Risk Assessment and Planning

  • No universal template fits all organizations; disaster recovery plans must be customized based on the organization's specific risks and operations.
  • A thorough risk assessment, including hypothetical scenario analysis, is foundational to identifying priorities and vulnerable areas.
  • Special attention should be given to systems that lack redundancy, with a focus on critical operations.

Preventive Measures

  • Implement regular, automated system backups stored both on-site and off-site.
  • Ensure all critical operational procedures—such as configuring systems and restoring functionality—are fully documented and regularly updated.
  • Redundancies should include not only systems and data, but also power, communication, and hardware.

Detection Measures

  • Deploy comprehensive monitoring systems capable of quickly detecting outages or abnormal conditions.
  • Monitor core infrastructure, including redundant internet connections and key metrics like temperature, CPU load, and error rates.
  • Regularly test monitoring systems to ensure alerts trigger properly and staff response procedures are effective.
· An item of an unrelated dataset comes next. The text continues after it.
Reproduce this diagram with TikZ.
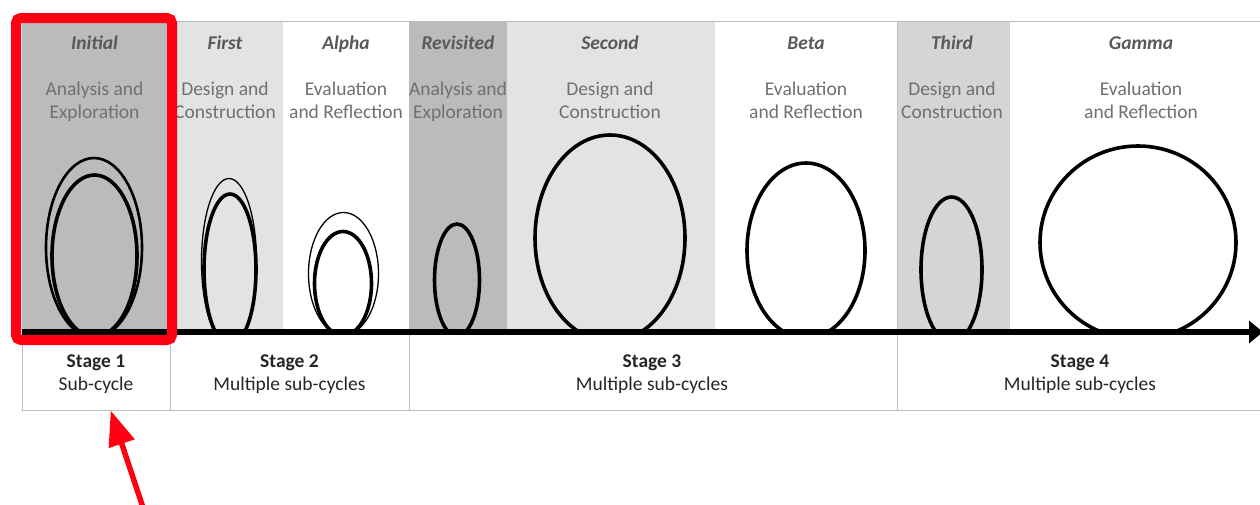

Corrective and Recovery Measures

  • Recovery measures involve restoring data and systems following an incident, relying on up-to-date and accessible documentation.
  • Documentation should include references or links to restoration procedures, with contingency plans for documentation access if primary systems are down.

Decisions

  • Prioritize redundancy and monitoring for all critical systems — Ensures continuity and quick response during a disaster.

Open Questions / Follow-Ups

  • Is there a schedule for the next full disaster recovery test?
  • Who is responsible for ensuring documentation is accessible during a system outage?
  • Are there additional critical systems lacking documented restoration procedures?